GitHub Actions with self-hosted runners

Pros:

  • Can use hardware with any specs
  • Could be cheaper, especially on macOS, if utilization is high enough. One month of a 2012-generation quad-core mac mini is 99 USD at Macstadium, which is ~20 hours in GitHub-hosted dual-core macOS minutes.

Cons:

  • When utilization is low (when Homu’s queue is empty), long-lived runners would site idle but still cost money. GitHub does not provide anything for automatic scaling based on demand. Some folks build complex DIY systems to do it.

  • GitHub documents:

    We recommend that you do not use self-hosted runners with public repositories.

    Forks of your public repository can potentially run dangerous code on your self-hosted runner machine by creating a pull request that executes the code in a workflow.

    This is not an issue with GitHub-hosted runners because each GitHub-hosted runner is always a clean isolated virtual machine, and it is destroyed at the end of the job execution.

    Untrusted workflows running on your self-hosted runner poses significant security risks for your machine and network environment, especially if your machine persists its environment between jobs.

    Currently with TaskCluster we have a similar situation with tasks that run as soon as a PR is opened, before any review. We run those in a separate pool of short-lived workers. But GitHub doesn’t appear to have recommendation besides “don’t”

We chatted with Pietro about rust-lang's experience with GitHub actions, and it sounds like our concerns about minutes do not apply to non-private repositories. That suggests that we should try creating some Actions workflows for linux/mac/windows builds and see what the cycle time looks like.
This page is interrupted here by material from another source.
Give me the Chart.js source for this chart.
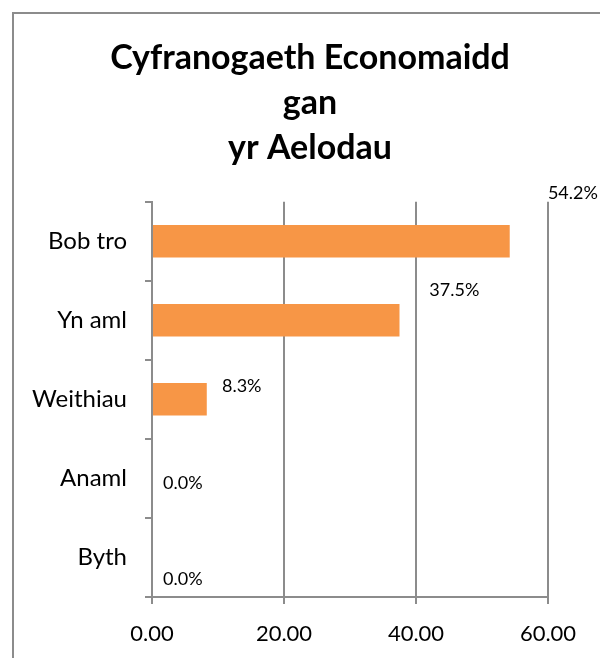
<!DOCTYPE html>
<html>
<head>
<meta charset="utf-8">
<script src="https://cdn.jsdelivr.net/npm/chart.js@4.4.1/dist/chart.umd.min.js"></script>
<style>
  html, body { margin: 0; padding: 0; background: #fff; overflow: hidden; }
  #frame { position: absolute; left: 12px; top: 12px; width: 700px; height: 760px; border: 2px solid #8c8c8c; box-sizing: border-box; }
  #wrap { position: absolute; left: 0; top: 0; width: 600px; height: 658px; }
</style>
</head>
<body>
<div id="frame"></div>
<div id="wrap"><canvas id="chart" width="600" height="658"></canvas></div>
<script>
// Data
const categories = ['Bob tro', 'Yn aml', 'Weithiau', 'Anaml', 'Byth'];
const percentages = [54.2, 37.5, 8.3, 0.0, 0.0];
const xTicks = [0, 20, 40, 60];
const titleLines = ['Cyfranogaeth Economaidd', 'gan', 'yr Aelodau'];

const gridGray = '#8c8c8c';

// Excel-style labels, drawn slightly off the bars
const pctLabels = {
    id: 'pctLabels',
    afterDatasetsDraw(chart) {
        const { ctx, chartArea } = chart;
        const meta = chart.getDatasetMeta(0);
        const midY = (chartArea.top + chartArea.bottom) / 2;
        ctx.save();
        ctx.font = '18px Lato';
        ctx.fillStyle = '#000';
        ctx.textAlign = 'left';
        ctx.textBaseline = 'middle';
        meta.data.forEach((bar, i) => {
            const x = chartArea.left + (bar.x - chartArea.left) * 1.076 + 11;
            const y = midY + (bar.y - midY) * 1.22 - 13;
            ctx.fillText(percentages[i].toFixed(1) + '%', x, y);
        });
        ctx.restore();
    }
};

new Chart(document.getElementById('chart'), {
    type: 'bar',
    data: {
        labels: categories,
        datasets: [{
            data: percentages,
            backgroundColor: '#F79646',
            borderWidth: 0,
            categoryPercentage: 1,
            barPercentage: 0.41
        }]
    },
    options: {
        indexAxis: 'y',
        responsive: false,
        animation: false,
        layout: { padding: { left: 20, right: 0, top: 0, bottom: 0 } },
        plugins: {
            legend: { display: false },
            tooltip: { enabled: false },
            title: {
                display: true,
                text: titleLines,
                color: '#000',
                font: { family: 'Lato', size: 34, weight: 'bold', lineHeight: 1.32 },
                padding: { top: 36, bottom: 31 }
            }
        },
        scales: {
            x: {
                min: 0,
                max: 60,
                afterBuildTicks(scale) { scale.ticks = xTicks.map(v => ({ value: v })); },
                afterFit(scale) { scale.height = 61; },
                ticks: {
                    color: '#000',
                    font: { family: 'Lato', size: 22 },
                    padding: 17,
                    callback: v => Number(v).toFixed(2)
                },
                grid: { color: gridGray, lineWidth: 2, tickLength: 7 },
                border: { color: gridGray, width: 2 }
            },
            y: {
                afterFit(scale) { scale.width = 132; },
                ticks: {
                    color: '#000',
                    font: { family: 'Lato', size: 24 },
                    padding: 18
                },
                grid: { color: gridGray, lineWidth: 2, tickLength: 7, offset: true, drawOnChartArea: false },
                border: { color: gridGray, width: 2 }
            },
            spacer: {
                axis: 'y',
                position: 'right',
                display: true,
                afterFit(scale) { scale.width = 52; },
                ticks: { display: false },
                grid: { display: false, drawTicks: false },
                border: { display: false }
            }
        }
    },
    plugins: [pctLabels]
});
</script>
</body>
</html>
Summary of the conversation:

  • the biggest pain point for GitHub actions is the security of custom runners. rust-lang runs a fork which rejects builds for PRs to avoid this, and also creates ephemeral VMs as a backup security measure.
  • the fork causes problems with github's desire to auto-upgrade runners; there's a 4 hour window between new upstream releases and when the non-upgraded runners stop accepting jobs.
  • RAM limitations on workers are likely to be the biggest concern for migrating Servo
  • github actions don't have templates for configuration; rust-lang wrote a preprocessor to generate workflows programmatically
  • rust-lang is very happy with GitHub actions modulo the pain points; they're on a super-special cloud enterprise setup that gives them a lot of builders.
  • mac builders can sometimes exceed the documented specs if you get lucky

Ah, interesting... https://about.gitlab.com/solutions/open-source/ provides free CI time for open source projects.

Ah, interesting... https://about.gitlab.com/solutions/open-source/ provides free CI time for open source projects.

Hi All! I'm the one who runs the GitLab for Open Source program that @asajeffrey mentioned. Through the program, you'd get 50K CI minutes per month for free.

One of the benefits of GitLab CI is that we're really focused on security, so that's baked in as well. Here's an example:

GitLab Security Scanning

Happy to answer any questions! Just ping me :)

on the GitHub Actions to GitLab CI comparison:

the biggest pain point for GitHub actions is the security of custom runners. rust-lang runs a fork which rejects builds for PRs to avoid this, and also creates ephemeral VMs as a backup security measure.

Considering GitLab CI for external resources (when using it with GitHub), this is the default behavior, so you don't need to keep a fork of the runner. By default (as a security model) we never run external code (from a fork) within the same context as the project. So an external user will never be able to arbitrarily execute anything using your project's own resources, own runners etc.

When using GitLab CI as part of a GitLab project (which is not the case here), MRs (how we call PRs) always execute on the context of where it originated from. If a fork, it will use that fork's context.

(relevant documentation: https://docs.gitlab.com/ee/ci/ci_cd_for_external_repos/)

the fork causes problems with github's desire to auto-upgrade runners; there's a 4 hour window between new upstream releases and when the non-upgraded runners stop accepting jobs.

In our release model, IIRC you can still use an older runner for as long as you want, the side-effect is that it may not support a feature introduced in a new version. And we release new minor releases every 22nd each month as part of GitLab's release cycle (patch releases can happen during the month, but again, not necessary to upgrade as long as whatever is being fixed is not affecting you).

RAM limitations on workers are likely to be the biggest concern for migrating Servo

what are your requirements?

One rustc process consumes up to 6gb at its peak when compiling Servo,I believe.

https://coopcoopbware.tumblr.com/post/636411382111272960/taskcluster-ci-for-engineers talks about Taskcluster outside of Mozilla.

Taskcluster required at least two separate cloud providers (AWS and Azure) and a Heroku account to launch.

Over the past year, we removed the need for Azure as a back-end data store and removed the need for Heroku for deployments. Now if you have a Kubernetes environment setup, you’re ready to install Taskcluster. You’ll still need AWS S3 access for artifact storage, but we’re working to make that configurable too.

So this reduces one of the concerns I had.

However later in the post:

Here are some examples of use cases where Taskcluster might make sense for you:

  • You already have a person or team of people dedicated to your CI pipeline.
  • […]

This is the assessment of something working on TC at Mozilla. I feel this is probably the serious downside that makes self-hosted TC not a good fit for Servo.

@mrobinson we have been doing lots of improvements on the CI this year, do we still need this issue or we can close it?

I think we can close this as we've standardized on GitHub Actions for the moment. Maybe that's not the best thing forever, and I could see a future where we want to manage our own runners, but for now I think we can move on.